Directive
Write out the whole listing word for word.

Data block
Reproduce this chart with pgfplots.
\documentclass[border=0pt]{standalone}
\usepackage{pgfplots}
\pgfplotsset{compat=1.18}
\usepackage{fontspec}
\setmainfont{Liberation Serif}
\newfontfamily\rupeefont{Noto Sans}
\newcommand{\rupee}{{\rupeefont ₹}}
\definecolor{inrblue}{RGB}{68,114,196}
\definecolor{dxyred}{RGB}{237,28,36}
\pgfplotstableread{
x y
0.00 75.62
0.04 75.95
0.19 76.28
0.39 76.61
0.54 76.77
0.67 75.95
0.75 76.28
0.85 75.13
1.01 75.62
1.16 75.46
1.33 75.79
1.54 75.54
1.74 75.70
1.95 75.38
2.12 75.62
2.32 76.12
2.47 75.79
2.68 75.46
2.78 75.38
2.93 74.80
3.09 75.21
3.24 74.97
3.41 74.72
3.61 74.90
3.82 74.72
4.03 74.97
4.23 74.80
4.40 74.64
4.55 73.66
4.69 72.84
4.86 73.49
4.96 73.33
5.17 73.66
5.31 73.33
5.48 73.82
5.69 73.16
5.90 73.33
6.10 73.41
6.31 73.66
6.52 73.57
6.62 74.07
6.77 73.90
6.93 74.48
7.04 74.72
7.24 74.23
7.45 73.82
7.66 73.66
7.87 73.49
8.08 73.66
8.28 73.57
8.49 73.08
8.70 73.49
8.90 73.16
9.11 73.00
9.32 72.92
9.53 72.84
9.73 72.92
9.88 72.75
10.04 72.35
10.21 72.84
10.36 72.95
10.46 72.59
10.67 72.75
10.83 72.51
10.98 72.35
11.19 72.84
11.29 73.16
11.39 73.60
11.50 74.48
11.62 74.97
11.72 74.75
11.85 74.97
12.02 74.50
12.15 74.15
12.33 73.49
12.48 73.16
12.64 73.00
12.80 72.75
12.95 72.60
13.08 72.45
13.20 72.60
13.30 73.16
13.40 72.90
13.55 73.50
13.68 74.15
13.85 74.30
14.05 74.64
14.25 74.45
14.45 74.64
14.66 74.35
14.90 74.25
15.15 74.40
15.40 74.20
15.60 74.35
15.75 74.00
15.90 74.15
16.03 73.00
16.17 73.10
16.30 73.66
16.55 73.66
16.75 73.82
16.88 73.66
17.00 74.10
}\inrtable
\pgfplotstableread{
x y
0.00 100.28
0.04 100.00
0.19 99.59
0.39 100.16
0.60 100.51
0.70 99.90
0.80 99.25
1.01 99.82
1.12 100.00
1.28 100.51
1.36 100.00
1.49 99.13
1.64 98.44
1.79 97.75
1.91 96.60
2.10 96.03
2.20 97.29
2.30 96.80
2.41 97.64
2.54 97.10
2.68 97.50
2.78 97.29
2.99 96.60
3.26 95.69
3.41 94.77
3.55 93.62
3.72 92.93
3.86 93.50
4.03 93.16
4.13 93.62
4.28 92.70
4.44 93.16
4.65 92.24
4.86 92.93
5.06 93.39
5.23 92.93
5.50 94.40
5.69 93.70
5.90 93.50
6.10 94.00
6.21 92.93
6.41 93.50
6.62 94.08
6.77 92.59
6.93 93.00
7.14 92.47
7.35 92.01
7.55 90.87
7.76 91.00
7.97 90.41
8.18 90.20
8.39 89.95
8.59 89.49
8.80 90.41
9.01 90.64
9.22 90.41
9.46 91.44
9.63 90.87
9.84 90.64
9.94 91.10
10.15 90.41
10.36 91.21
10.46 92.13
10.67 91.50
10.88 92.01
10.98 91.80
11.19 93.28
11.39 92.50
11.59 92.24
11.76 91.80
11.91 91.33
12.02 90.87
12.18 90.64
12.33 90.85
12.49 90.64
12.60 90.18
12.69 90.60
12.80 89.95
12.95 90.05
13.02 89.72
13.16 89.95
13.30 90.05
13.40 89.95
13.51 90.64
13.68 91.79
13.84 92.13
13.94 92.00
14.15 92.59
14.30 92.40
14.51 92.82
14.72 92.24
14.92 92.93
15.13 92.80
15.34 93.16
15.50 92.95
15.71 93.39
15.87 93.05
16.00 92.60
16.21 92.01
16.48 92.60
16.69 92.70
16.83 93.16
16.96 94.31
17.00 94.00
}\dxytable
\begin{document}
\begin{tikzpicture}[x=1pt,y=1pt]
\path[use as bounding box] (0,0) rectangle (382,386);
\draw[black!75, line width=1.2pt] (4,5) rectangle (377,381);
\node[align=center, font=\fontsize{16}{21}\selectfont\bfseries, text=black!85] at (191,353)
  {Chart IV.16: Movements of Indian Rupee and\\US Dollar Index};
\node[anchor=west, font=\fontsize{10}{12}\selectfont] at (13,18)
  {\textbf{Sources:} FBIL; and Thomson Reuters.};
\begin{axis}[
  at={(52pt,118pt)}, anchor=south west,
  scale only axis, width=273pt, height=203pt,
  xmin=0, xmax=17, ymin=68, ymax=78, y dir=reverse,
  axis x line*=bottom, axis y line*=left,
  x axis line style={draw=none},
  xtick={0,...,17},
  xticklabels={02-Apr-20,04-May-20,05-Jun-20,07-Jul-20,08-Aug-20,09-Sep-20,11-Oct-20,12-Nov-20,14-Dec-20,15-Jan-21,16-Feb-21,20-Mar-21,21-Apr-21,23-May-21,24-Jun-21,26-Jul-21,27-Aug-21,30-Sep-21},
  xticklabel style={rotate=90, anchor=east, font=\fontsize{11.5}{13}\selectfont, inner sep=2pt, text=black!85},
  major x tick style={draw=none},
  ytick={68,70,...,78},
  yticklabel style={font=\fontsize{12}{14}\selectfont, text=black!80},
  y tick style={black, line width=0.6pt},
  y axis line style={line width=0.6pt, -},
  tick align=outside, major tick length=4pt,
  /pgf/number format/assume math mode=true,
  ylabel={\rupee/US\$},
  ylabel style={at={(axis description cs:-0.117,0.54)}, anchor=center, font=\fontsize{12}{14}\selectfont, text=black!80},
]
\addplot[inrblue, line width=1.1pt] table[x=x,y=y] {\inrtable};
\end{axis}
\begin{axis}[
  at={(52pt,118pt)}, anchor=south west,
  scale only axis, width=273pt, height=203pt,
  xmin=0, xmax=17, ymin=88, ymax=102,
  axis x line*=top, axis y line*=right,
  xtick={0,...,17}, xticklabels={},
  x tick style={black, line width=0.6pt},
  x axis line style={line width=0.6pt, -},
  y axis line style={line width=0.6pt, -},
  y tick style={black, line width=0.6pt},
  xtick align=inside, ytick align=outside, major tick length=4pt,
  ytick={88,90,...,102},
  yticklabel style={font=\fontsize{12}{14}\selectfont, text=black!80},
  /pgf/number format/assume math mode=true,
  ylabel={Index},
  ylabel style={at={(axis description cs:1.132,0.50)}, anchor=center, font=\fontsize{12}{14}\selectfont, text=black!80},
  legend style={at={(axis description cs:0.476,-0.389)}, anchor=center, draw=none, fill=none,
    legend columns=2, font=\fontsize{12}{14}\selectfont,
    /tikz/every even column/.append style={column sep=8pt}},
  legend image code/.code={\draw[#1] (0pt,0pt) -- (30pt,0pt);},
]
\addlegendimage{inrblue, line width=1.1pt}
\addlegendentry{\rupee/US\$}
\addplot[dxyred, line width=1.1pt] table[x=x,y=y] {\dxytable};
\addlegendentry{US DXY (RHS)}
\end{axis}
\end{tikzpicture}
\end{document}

Solved exercise
Reproduce this chart with pgfplots.
\documentclass[border=0pt]{standalone}
\usepackage{pgfplots}
\pgfplotsset{compat=1.18}
\usepackage{fontspec}
\setmainfont{Liberation Serif}
\newfontfamily\rupeefont{Noto Sans}
\newcommand{\rupee}{{\rupeefont ₹}}
\definecolor{inrblue}{RGB}{68,114,196}
\definecolor{dxyred}{RGB}{237,28,36}
\pgfplotstableread{
x y
0.00 75.62
0.04 75.95
0.19 76.28
0.39 76.61
0.54 76.77
0.67 75.95
0.75 76.28
0.85 75.13
1.01 75.62
1.16 75.46
1.33 75.79
1.54 75.54
1.74 75.70
1.95 75.38
2.12 75.62
2.32 76.12
2.47 75.79
2.68 75.46
2.78 75.38
2.93 74.80
3.09 75.21
3.24 74.97
3.41 74.72
3.61 74.90
3.82 74.72
4.03 74.97
4.23 74.80
4.40 74.64
4.55 73.66
4.69 72.84
4.86 73.49
4.96 73.33
5.17 73.66
5.31 73.33
5.48 73.82
5.69 73.16
5.90 73.33
6.10 73.41
6.31 73.66
6.52 73.57
6.62 74.07
6.77 73.90
6.93 74.48
7.04 74.72
7.24 74.23
7.45 73.82
7.66 73.66
7.87 73.49
8.08 73.66
8.28 73.57
8.49 73.08
8.70 73.49
8.90 73.16
9.11 73.00
9.32 72.92
9.53 72.84
9.73 72.92
9.88 72.75
10.04 72.35
10.21 72.84
10.36 72.95
10.46 72.59
10.67 72.75
10.83 72.51
10.98 72.35
11.19 72.84
11.29 73.16
11.39 73.60
11.50 74.48
11.62 74.97
11.72 74.75
11.85 74.97
12.02 74.50
12.15 74.15
12.33 73.49
12.48 73.16
12.64 73.00
12.80 72.75
12.95 72.60
13.08 72.45
13.20 72.60
13.30 73.16
13.40 72.90
13.55 73.50
13.68 74.15
13.85 74.30
14.05 74.64
14.25 74.45
14.45 74.64
14.66 74.35
14.90 74.25
15.15 74.40
15.40 74.20
15.60 74.35
15.75 74.00
15.90 74.15
16.03 73.00
16.17 73.10
16.30 73.66
16.55 73.66
16.75 73.82
16.88 73.66
17.00 74.10
}\inrtable
\pgfplotstableread{
x y
0.00 100.28
0.04 100.00
0.19 99.59
0.39 100.16
0.60 100.51
0.70 99.90
0.80 99.25
1.01 99.82
1.12 100.00
1.28 100.51
1.36 100.00
1.49 99.13
1.64 98.44
1.79 97.75
1.91 96.60
2.10 96.03
2.20 97.29
2.30 96.80
2.41 97.64
2.54 97.10
2.68 97.50
2.78 97.29
2.99 96.60
3.26 95.69
3.41 94.77
3.55 93.62
3.72 92.93
3.86 93.50
4.03 93.16
4.13 93.62
4.28 92.70
4.44 93.16
4.65 92.24
4.86 92.93
5.06 93.39
5.23 92.93
5.50 94.40
5.69 93.70
5.90 93.50
6.10 94.00
6.21 92.93
6.41 93.50
6.62 94.08
6.77 92.59
6.93 93.00
7.14 92.47
7.35 92.01
7.55 90.87
7.76 91.00
7.97 90.41
8.18 90.20
8.39 89.95
8.59 89.49
8.80 90.41
9.01 90.64
9.22 90.41
9.46 91.44
9.63 90.87
9.84 90.64
9.94 91.10
10.15 90.41
10.36 91.21
10.46 92.13
10.67 91.50
10.88 92.01
10.98 91.80
11.19 93.28
11.39 92.50
11.59 92.24
11.76 91.80
11.91 91.33
12.02 90.87
12.18 90.64
12.33 90.85
12.49 90.64
12.60 90.18
12.69 90.60
12.80 89.95
12.95 90.05
13.02 89.72
13.16 89.95
13.30 90.05
13.40 89.95
13.51 90.64
13.68 91.79
13.84 92.13
13.94 92.00
14.15 92.59
14.30 92.40
14.51 92.82
14.72 92.24
14.92 92.93
15.13 92.80
15.34 93.16
15.50 92.95
15.71 93.39
15.87 93.05
16.00 92.60
16.21 92.01
16.48 92.60
16.69 92.70
16.83 93.16
16.96 94.31
17.00 94.00
}\dxytable
\begin{document}
\begin{tikzpicture}[x=1pt,y=1pt]
\path[use as bounding box] (0,0) rectangle (382,386);
\draw[black!75, line width=1.2pt] (4,5) rectangle (377,381);
\node[align=center, font=\fontsize{16}{21}\selectfont\bfseries, text=black!85] at (191,353)
  {Chart IV.16: Movements of Indian Rupee and\\US Dollar Index};
\node[anchor=west, font=\fontsize{10}{12}\selectfont] at (13,18)
  {\textbf{Sources:} FBIL; and Thomson Reuters.};
\begin{axis}[
  at={(52pt,118pt)}, anchor=south west,
  scale only axis, width=273pt, height=203pt,
  xmin=0, xmax=17, ymin=68, ymax=78, y dir=reverse,
  axis x line*=bottom, axis y line*=left,
  x axis line style={draw=none},
  xtick={0,...,17},
  xticklabels={02-Apr-20,04-May-20,05-Jun-20,07-Jul-20,08-Aug-20,09-Sep-20,11-Oct-20,12-Nov-20,14-Dec-20,15-Jan-21,16-Feb-21,20-Mar-21,21-Apr-21,23-May-21,24-Jun-21,26-Jul-21,27-Aug-21,30-Sep-21},
  xticklabel style={rotate=90, anchor=east, font=\fontsize{11.5}{13}\selectfont, inner sep=2pt, text=black!85},
  major x tick style={draw=none},
  ytick={68,70,...,78},
  yticklabel style={font=\fontsize{12}{14}\selectfont, text=black!80},
  y tick style={black, line width=0.6pt},
  y axis line style={line width=0.6pt, -},
  tick align=outside, major tick length=4pt,
  /pgf/number format/assume math mode=true,
  ylabel={\rupee/US\$},
  ylabel style={at={(axis description cs:-0.117,0.54)}, anchor=center, font=\fontsize{12}{14}\selectfont, text=black!80},
]
\addplot[inrblue, line width=1.1pt] table[x=x,y=y] {\inrtable};
\end{axis}
\begin{axis}[
  at={(52pt,118pt)}, anchor=south west,
  scale only axis, width=273pt, height=203pt,
  xmin=0, xmax=17, ymin=88, ymax=102,
  axis x line*=top, axis y line*=right,
  xtick={0,...,17}, xticklabels={},
  x tick style={black, line width=0.6pt},
  x axis line style={line width=0.6pt, -},
  y axis line style={line width=0.6pt, -},
  y tick style={black, line width=0.6pt},
  xtick align=inside, ytick align=outside, major tick length=4pt,
  ytick={88,90,...,102},
  yticklabel style={font=\fontsize{12}{14}\selectfont, text=black!80},
  /pgf/number format/assume math mode=true,
  ylabel={Index},
  ylabel style={at={(axis description cs:1.132,0.50)}, anchor=center, font=\fontsize{12}{14}\selectfont, text=black!80},
  legend style={at={(axis description cs:0.476,-0.389)}, anchor=center, draw=none, fill=none,
    legend columns=2, font=\fontsize{12}{14}\selectfont,
    /tikz/every even column/.append style={column sep=8pt}},
  legend image code/.code={\draw[#1] (0pt,0pt) -- (30pt,0pt);},
]
\addlegendimage{inrblue, line width=1.1pt}
\addlegendentry{\rupee/US\$}
\addplot[dxyred, line width=1.1pt] table[x=x,y=y] {\dxytable};
\addlegendentry{US DXY (RHS)}
\end{axis}
\end{tikzpicture}
\end{document}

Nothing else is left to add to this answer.